Calculating Your Effective Cost Per Ton
Once actual throughput is established, the next calculation determines the effective cost per ton—the metric that ultimately dictates profitability. Begin with fixed costs: depreciation (typically calculated over five to seven years), interest on capital (if financed), insurance, and basic site overhead allocation. Add variable costs: diesel or electric power consumption per ton, wear parts consumption (jaw dies, mantle and concave, blow bars, screens), lubricants, and maintenance labor. The sum of these costs, divided by your actual monthly tonnage, yields your true cost per ton. A 200 TPH stone crusher machine operating at 150 TPH actual throughput with a cost structure of GHS 45 per ton (using Ghanaian market reference) generates radically different margins than the same machine at 120 TPH with GHS 60 per ton costs. The former may produce healthy returns; the latter may barely cover operating expenses. Tracking this metric weekly rather than monthly allows operators to identify deterioration before it becomes entrenched, adjusting feed practices or maintenance schedules to restore profitability.
The Wear Parts Economy: Hidden Levers of Profitability
Matching Alloy Selection to Material Characteristics
Wear parts represent the single largest variable cost in crushing operations, often accounting for 30 to 40 percent of total operating expenses over the machine’s life. Yet many operators default to standard manganese steel components without analyzing the specific abrasiveness and impact characteristics of their feed material. This oversight transforms a potential profit lever into a silent money drain. For crushing highly abrasive materials such as granite, basalt, or quartzite, high-chrome alloys or manganese with added chromium and molybdenum significantly extend wear life, reducing changeout frequency and associated downtime. The premium for these upgraded alloys—typically 20 to 30 percent above standard components—is rapidly recovered through extended service intervals. Conversely, for softer materials such as limestone or recycled concrete, standard manganese may provide adequate wear life, and the premium for high-chrome alloys becomes unnecessary expenditure. The optimal alloy selection also depends on the crusher type: mobile jaw crushers processing highly abrasive feed benefit from manganese with 18 to 22 percent manganese content, while impact crushers handling less abrasive materials may perform well with 14 percent manganese. Engaging with your wear parts supplier to analyze your specific feed material and running controlled trials of different alloys typically yields a 15 to 25 percent reduction in cost per ton for wear components.
Strategic Inventory and Changeout Scheduling
Even with optimal alloy selection, wear parts management directly impacts profitability through inventory carrying costs and downtime duration. Carrying excessive spare parts inventory ties up capital that could be deployed elsewhere, while insufficient inventory risks extended downtime when components wear unexpectedly. The solution lies in predictive wear monitoring. Measure critical wear components weekly, tracking wear rates against operating hours, to forecast changeout dates with precision. This data allows for just-in-time inventory ordering—components arrive days before needed rather than months in advance. Additionally, schedule changeouts to coincide with planned maintenance events or periods of lower production demand, minimizing lost production. Some operators maintain a second set of critical wear parts (jaw dies, blow bars) that can be swapped during extended maintenance periods, allowing worn components to be rebuilt off-site without extending downtime. This approach carries higher inventory costs but may be justified for operations where downtime costs exceed inventory carrying expenses.
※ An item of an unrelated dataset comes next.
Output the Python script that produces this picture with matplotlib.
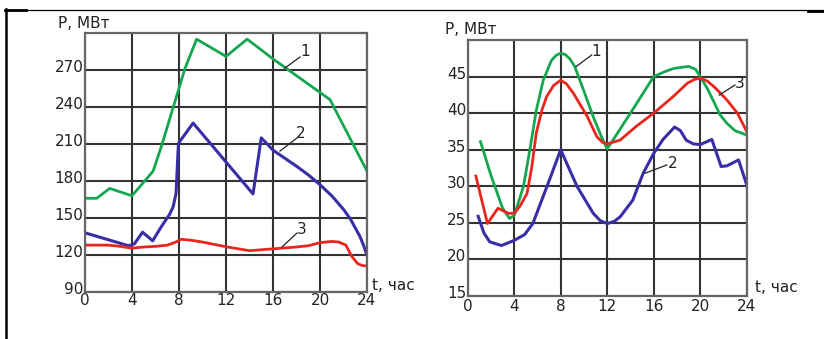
import matplotlib
matplotlib.use("Agg")
import matplotlib.pyplot as plt
from matplotlib.lines import Line2D
import matplotlib.transforms as mtransforms

plt.rcParams['font.family'] = ['DejaVu Sans']

# ---------------- Left chart data ----------------
L_t1 = [0, 1.0, 2.1, 4.0, 5.8, 6.5, 8.5, 9.5, 12.0, 13.8, 16.0, 20.85, 24.0]
L_p1 = [166, 166, 174, 168, 188, 208, 271, 295, 281, 295, 279, 246, 188]

L_t2 = [0, 3.7, 4.2, 4.9, 5.76, 6.5, 7.2, 7.5, 7.75, 7.85, 7.95, 9.2, 14.3, 15.0,
        16.0, 17.0, 18.0, 19.0, 20.0, 21.0, 22.0, 22.6, 23.0, 23.4, 23.7, 24.0]
L_p2 = [138, 127.5, 129, 138.5, 131.5, 143, 153, 159, 170, 190, 210.5, 227, 169.5, 215,
        205, 198.5, 192, 185, 177, 168, 157, 149, 142, 135, 128, 120]

L_t3 = [0, 2, 3, 4, 5, 6, 7, 7.6, 8.2, 9, 10, 12, 14, 16, 18, 19, 20, 21, 21.6,
        22.2, 22.7, 23.2, 23.6, 24]
L_p3 = [128, 128, 127, 125.5, 126.5, 127, 128, 130, 132.7, 132, 130.5, 126.7, 123.5, 125,
        126.5, 127.5, 130, 131, 130.5, 128, 119, 113, 111.5, 111]

L_yticks = [90, 120, 150, 180, 210, 240, 270]
L_xticks = [0, 4, 8, 12, 16, 20, 24]

# ---------------- Right chart data ----------------
R_t1 = [1.1, 2.0, 3.0, 3.6, 4.0, 4.8, 5.4, 5.9, 6.5, 7.2, 7.6, 8.0, 8.4, 8.8, 9.2, 10.0, 10.8,
        11.5, 12.0, 14.0, 16.0, 17.0, 17.7, 19.0, 19.6, 20.0, 20.6, 21.1, 21.7, 22.3, 23.0, 24.0]
R_p1 = [36.1, 31.5, 27.0, 25.6, 26.0, 30.0, 35.5, 40.4, 44.5, 47.2, 47.9, 48.2, 48.0, 47.4, 46.4, 43.0, 39.5,
        36.8, 35.1, 40.0, 45.0, 45.7, 46.1, 46.4, 46.0, 45.0, 43.4, 41.8, 39.8, 38.6, 37.6, 37.0]

R_t3 = [0.7, 1.7, 2.6, 3.5, 4.0, 4.5, 5.1, 5.5, 5.9, 6.4, 6.8, 7.4, 8.0, 8.5, 9.1, 10.3, 11.1,
        11.6, 12.0, 13.1, 14.5, 16.0, 17.7, 18.9, 19.5, 20.0, 20.6, 21.2, 22.3, 23.2, 24.0]
R_p3 = [31.4, 24.9, 27.0, 26.3, 26.3, 27.3, 29.0, 32.5, 37.3, 40.5, 42.3, 43.8, 44.5, 44.0, 42.7, 39.5, 36.8,
        36.0, 35.8, 36.3, 38.2, 40.0, 42.3, 44.1, 44.6, 44.8, 44.4, 43.6, 41.8, 40.0, 37.5]

R_t2 = [0.9, 1.4, 1.9, 2.9, 4.0, 4.9, 5.6, 6.8, 8.0, 9.4, 10.8, 11.4, 12.0, 12.6, 13.1, 14.2, 15.1, 16.0,
        16.8, 17.8, 18.3, 18.8, 19.4, 20.0, 21.0, 21.8, 22.3, 23.3, 24.0]
R_p2 = [25.9, 23.6, 22.4, 21.9, 22.6, 23.4, 24.9, 29.9, 35.0, 30.0, 26.3, 25.3, 24.9, 25.2, 25.8, 28.1, 31.8, 34.5,
        36.4, 38.1, 37.6, 36.3, 35.8, 35.7, 36.4, 32.7, 32.8, 33.6, 30.2]

R_yticks = [15, 20, 25, 30, 35, 40, 45]
R_xticks = [0, 4, 8, 12, 16, 20, 24]

GREEN = '#14a650'
BLUE = '#3a2ea6'
RED = '#e8261e'
GRID = '#333333'
TXT = '#222222'
FS = 11

W, H = 824, 339
fig = plt.figure(figsize=(W / 100, H / 100), dpi=100)


def frac(x0, y0, x1, y1):
    return [x0 / W, 1 - y1 / H, (x1 - x0) / W, (y1 - y0) / H]


def style(ax, xlim, ylim, xticks, yticks, xpad, yshift):
    ax.set_xlim(*xlim)
    ax.set_ylim(*ylim)
    ax.set_xticks(xticks)
    ax.set_yticks(yticks)
    ax.set_xticklabels([str(v) for v in xticks])
    ax.set_yticklabels([str(v) for v in yticks])
    ax.tick_params(axis='both', length=0, labelsize=FS, colors=TXT)
    ax.tick_params(axis='x', pad=xpad)
    ax.tick_params(axis='y', pad=1)
    off = mtransforms.ScaledTranslation(0, yshift / 100, fig.dpi_scale_trans)
    for lab in ax.get_yticklabels():
        lab.set_transform(lab.get_transform() + off)
    ax.grid(True, color=GRID, lw=1.5)
    ax.set_axisbelow(True)
    for s in ax.spines.values():
        s.set_color('#666666')
        s.set_linewidth(1.6)


# Left axes
axL = fig.add_axes(frac(85, 33, 367, 292))
axL.plot(L_t1, L_p1, color=GREEN, lw=2.0)
axL.plot(L_t2, L_p2, color=BLUE, lw=2.2)
axL.plot(L_t3, L_p3, color=RED, lw=2.0)
style(axL, (0, 24), (90, 300), L_xticks, L_yticks, 1, 4)

# Right axes
axR = fig.add_axes(frac(467.7, 40, 746.7, 296))
axR.plot(R_t1, R_p1, color=GREEN, lw=2.0)
axR.plot(R_t3, R_p3, color=RED, lw=2.0)
axR.plot(R_t2, R_p2, color=BLUE, lw=2.2)
style(axR, (0, 24), (15, 50), R_xticks, R_yticks, 2, 4)

# Axis titles
fig.text(58 / W, 1 - 23 / H, 'P, МВт', fontsize=FS, va='center', ha='left', color=TXT)
fig.text(445 / W, 1 - 29 / H, 'P, МВт', fontsize=FS, va='center', ha='left', color=TXT)
fig.text(372 / W, 1 - 286 / H, 't, час', fontsize=FS, va='center', ha='left', color=TXT)
fig.text(755 / W, 1 - 288 / H, 't, час', fontsize=FS, va='center', ha='left', color=TXT)

# Curve labels with leader lines (figure pixel coords)
labels = [
    ('1', (285, 68), (300, 57), (305, 52)),
    ('2', (280, 151), (297, 138), (301, 133)),
    ('3', (282, 247), (297, 233), (302, 229)),
    ('1', (576, 66.7), (591.7, 55), (596, 51.7)),
    ('3', (719.3, 95), (735, 85), (740, 83.3)),
    ('2', (645, 173.3), (666.7, 165), (672.3, 163.3)),
]
for txt, p0, p1, pt in labels:
    fig.add_artist(Line2D([p0[0] / W, p1[0] / W], [1 - p0[1] / H, 1 - p1[1] / H],
                          transform=fig.transFigure, color=TXT, lw=0.9))
    fig.text(pt[0] / W, 1 - pt[1] / H, txt, fontsize=FS, ha='center', va='center', color=TXT)

# Outer frame fragments
fig.add_artist(Line2D([5 / W, 1.0], [1 - 9.5 / H, 1 - 9.5 / H], transform=fig.transFigure,
                      color='black', lw=0.9))
fig.add_artist(Line2D([5 / W, 26 / W], [1 - 10 / H, 1 - 10 / H], transform=fig.transFigure,
                      color='black', lw=2))
fig.add_artist(Line2D([808 / W, 1.0], [1 - 10.5 / H, 1 - 10.5 / H], transform=fig.transFigure,
                      color='black', lw=2))
fig.add_artist(Line2D([5.5 / W, 5.5 / W], [1 - 9 / H, 0], transform=fig.transFigure,
                      color='black', lw=1.8))

fig.savefig('out.png', dpi=100)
Product Mix Optimization and Market Positioning
Capturing Premium Prices Through Specification Control
A 200 TPH crusher that produces only ungraded fill material operates at the commodity end of the market, competing almost exclusively on price. The same machine, configured to produce multiple well-graded products—such as ¾-inch base course, ⅜-inch concrete aggregate, and manufactured sand—accesses premium price points that can increase revenue per ton by 30 to 50 percent. Achieving this product flexibility requires investment in screening capacity and, in some cases, additional crushing stages. A two-stage configuration (jaw followed by cone or impact crusher) with triple-deck screening can typically produce three to four finished products simultaneously. The capital required for this additional equipment must be weighed against the revenue uplift, but for many operations, the payback period ranges from six to twelve months. Furthermore, consistent product grading reduces rejection rates from asphalt plants and ready-mix producers, who increasingly enforce strict specification compliance. A reputation for reliable specification control allows operators to command premium pricing and secure longer-term supply agreements, transforming the gravel crusher from a commodity producer into a value-added partner in the construction supply chain.
Reject Reduction and Quality Consistency
Rejected material—product that fails to meet customer specifications—represents pure loss. It has consumed crushing energy, wear parts, and labor but cannot be sold at full price, if at all. Reducing reject rates requires systematic quality monitoring at the point of loading. Install sampling points at each product conveyor and implement a testing protocol that checks gradation at minimum twice per shift. When gradation drifts outside specification, immediate adjustments to crusher settings or screen deck configurations can correct the issue before significant off-spec material accumulates. Track reject rates as a key performance indicator, investigating any upward trend. A reduction in reject rates from 5 percent to 2 percent increases effective revenue by approximately 3 percent with no additional production cost—a direct translation of quality management into bottom-line profit. For a 200 TPH operation running 4,000 hours annually, this improvement represents tens of thousands of tons of additional saleable product each year, transforming a crusher that merely produces into one that consistently profits.